Start

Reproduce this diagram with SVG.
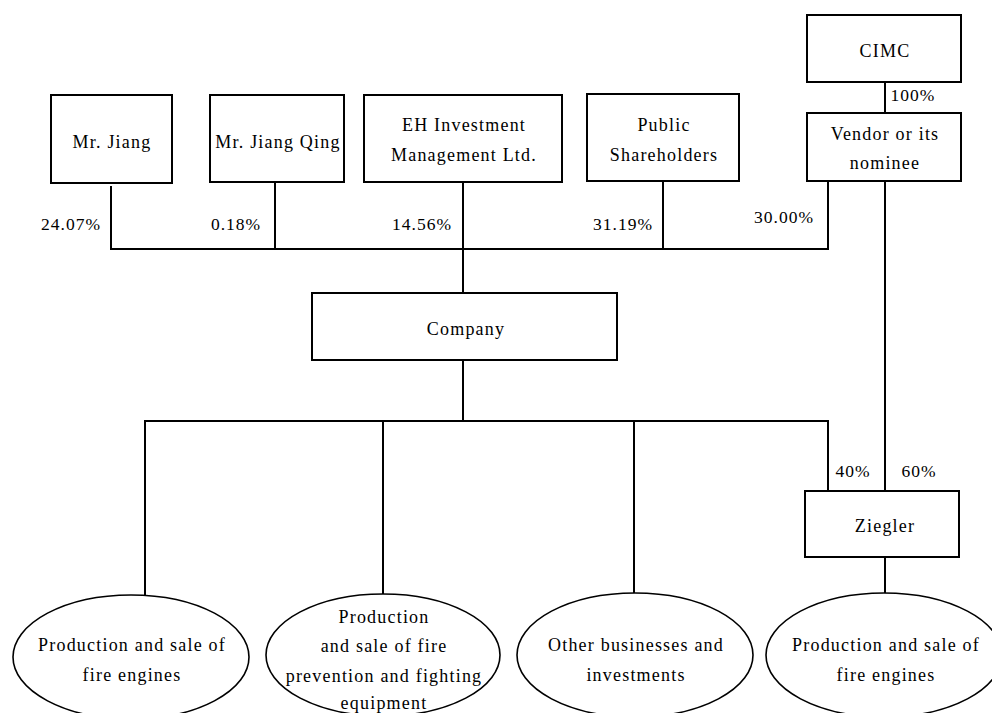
<svg xmlns="http://www.w3.org/2000/svg" width="992" height="713" viewBox="0 0 992 713">
<style>
.box{fill:#fff;stroke:#000;stroke-width:2}
.ell{fill:#fff;stroke:#000;stroke-width:1.6}
.ln{fill:none;stroke:#000;stroke-width:2}
text{font-family:"Liberation Serif","Times New Roman",serif;font-size:18px;letter-spacing:1.2px;fill:#000;text-anchor:middle}
.pct{font-size:17.5px;letter-spacing:1px}
</style>
<rect width="992" height="713" fill="#fff"/>
<g id="connectors">
<path class="ln" d="M111,186V249H828V181"/>
<path class="ln" d="M275,182V249"/>
<path class="ln" d="M463,182V293"/>
<path class="ln" d="M663,181V249"/>
<path class="ln" d="M885,82V113"/>
<path class="ln" d="M885,181V491"/>
<path class="ln" d="M463,360V421"/>
<path class="ln" d="M145,595V421H828V491"/>
<path class="ln" d="M383,421V594"/>
<path class="ln" d="M634,421V593"/>
<path class="ln" d="M885,557V593"/>
<text class="pct" x="71" y="230">24.07%</text>
<text class="pct" x="236" y="230">0.18%</text>
<text class="pct" x="422" y="230">14.56%</text>
<text class="pct" x="623" y="230">31.19%</text>
<text class="pct" x="784" y="223">30.00%</text>
<text class="pct" x="913" y="101">100%</text>
<text class="pct" x="853" y="477">40%</text>
<text class="pct" x="919" y="477">60%</text>
</g>
<g id="mr-jiang"><rect class="box" x="51" y="95" width="121" height="88"/><text x="112" y="148">Mr. Jiang</text></g>
<g id="mr-jiang-qing"><rect class="box" x="210" y="95" width="134" height="87"/><text x="278" y="148">Mr. Jiang Qing</text></g>
<g id="eh"><rect class="box" x="364" y="95" width="198" height="87"/><text x="464" y="131">EH Investment</text><text x="464" y="161">Management Ltd.</text></g>
<g id="public"><rect class="box" x="587" y="94" width="152" height="87"/><text x="664" y="131">Public</text><text x="664" y="161">Shareholders</text></g>
<g id="cimc"><rect class="box" x="807" y="15" width="154" height="67"/><text x="885" y="57">CIMC</text></g>
<g id="vendor"><rect class="box" x="807" y="113" width="154" height="68"/><text x="885" y="140">Vendor or its</text><text x="885" y="169">nominee</text></g>
<g id="company"><rect class="box" x="312" y="293" width="305" height="67"/><text x="466" y="335">Company</text></g>
<g id="ziegler"><rect class="box" x="805" y="491" width="154" height="66"/><text x="885" y="532">Ziegler</text></g>
<g id="fire-engines"><ellipse class="ell" cx="131" cy="657" rx="118" ry="62"/><text x="132" y="651">Production and sale of</text><text x="132" y="681">fire engines</text></g>
<g id="fire-prevention"><ellipse class="ell" cx="383" cy="655" rx="117" ry="61"/><text x="384" y="623">Production</text><text x="384" y="652">and sale of fire</text><text x="384" y="682">prevention and fighting</text><text x="384" y="709">equipment</text></g>
<g id="other"><ellipse class="ell" cx="635" cy="655" rx="118" ry="62"/><text x="636" y="651">Other businesses and</text><text x="636" y="681">investments</text></g>
<g id="ziegler-fire"><ellipse class="ell" cx="884" cy="655" rx="118" ry="62"/><text x="886" y="651">Production and sale of</text><text x="886" y="681">fire engines</text></g>
</svg>
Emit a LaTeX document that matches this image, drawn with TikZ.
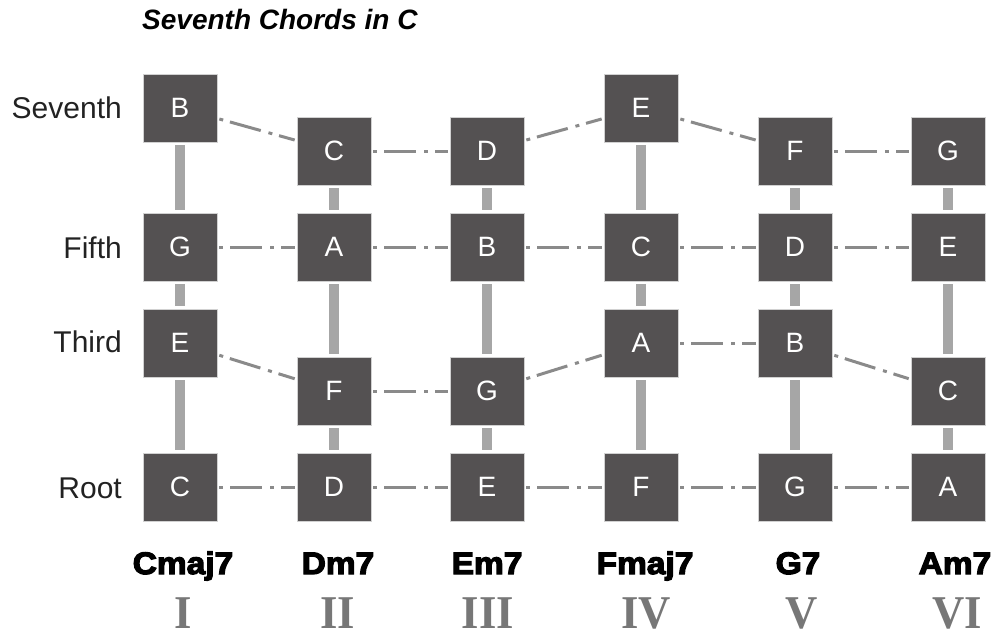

End

Leave the pictures out and output the rest of the listing exactly.

Exercise output:
Reproduce this diagram with SVG.
<svg xmlns="http://www.w3.org/2000/svg" width="992" height="713" viewBox="0 0 992 713">
<style>
.box{fill:#fff;stroke:#000;stroke-width:2}
.ell{fill:#fff;stroke:#000;stroke-width:1.6}
.ln{fill:none;stroke:#000;stroke-width:2}
text{font-family:"Liberation Serif","Times New Roman",serif;font-size:18px;letter-spacing:1.2px;fill:#000;text-anchor:middle}
.pct{font-size:17.5px;letter-spacing:1px}
</style>
<rect width="992" height="713" fill="#fff"/>
<g id="connectors">
<path class="ln" d="M111,186V249H828V181"/>
<path class="ln" d="M275,182V249"/>
<path class="ln" d="M463,182V293"/>
<path class="ln" d="M663,181V249"/>
<path class="ln" d="M885,82V113"/>
<path class="ln" d="M885,181V491"/>
<path class="ln" d="M463,360V421"/>
<path class="ln" d="M145,595V421H828V491"/>
<path class="ln" d="M383,421V594"/>
<path class="ln" d="M634,421V593"/>
<path class="ln" d="M885,557V593"/>
<text class="pct" x="71" y="230">24.07%</text>
<text class="pct" x="236" y="230">0.18%</text>
<text class="pct" x="422" y="230">14.56%</text>
<text class="pct" x="623" y="230">31.19%</text>
<text class="pct" x="784" y="223">30.00%</text>
<text class="pct" x="913" y="101">100%</text>
<text class="pct" x="853" y="477">40%</text>
<text class="pct" x="919" y="477">60%</text>
</g>
<g id="mr-jiang"><rect class="box" x="51" y="95" width="121" height="88"/><text x="112" y="148">Mr. Jiang</text></g>
<g id="mr-jiang-qing"><rect class="box" x="210" y="95" width="134" height="87"/><text x="278" y="148">Mr. Jiang Qing</text></g>
<g id="eh"><rect class="box" x="364" y="95" width="198" height="87"/><text x="464" y="131">EH Investment</text><text x="464" y="161">Management Ltd.</text></g>
<g id="public"><rect class="box" x="587" y="94" width="152" height="87"/><text x="664" y="131">Public</text><text x="664" y="161">Shareholders</text></g>
<g id="cimc"><rect class="box" x="807" y="15" width="154" height="67"/><text x="885" y="57">CIMC</text></g>
<g id="vendor"><rect class="box" x="807" y="113" width="154" height="68"/><text x="885" y="140">Vendor or its</text><text x="885" y="169">nominee</text></g>
<g id="company"><rect class="box" x="312" y="293" width="305" height="67"/><text x="466" y="335">Company</text></g>
<g id="ziegler"><rect class="box" x="805" y="491" width="154" height="66"/><text x="885" y="532">Ziegler</text></g>
<g id="fire-engines"><ellipse class="ell" cx="131" cy="657" rx="118" ry="62"/><text x="132" y="651">Production and sale of</text><text x="132" y="681">fire engines</text></g>
<g id="fire-prevention"><ellipse class="ell" cx="383" cy="655" rx="117" ry="61"/><text x="384" y="623">Production</text><text x="384" y="652">and sale of fire</text><text x="384" y="682">prevention and fighting</text><text x="384" y="709">equipment</text></g>
<g id="other"><ellipse class="ell" cx="635" cy="655" rx="118" ry="62"/><text x="636" y="651">Other businesses and</text><text x="636" y="681">investments</text></g>
<g id="ziegler-fire"><ellipse class="ell" cx="884" cy="655" rx="118" ry="62"/><text x="886" y="651">Production and sale of</text><text x="886" y="681">fire engines</text></g>
</svg>
Emit a LaTeX document that matches this image, drawn with TikZ.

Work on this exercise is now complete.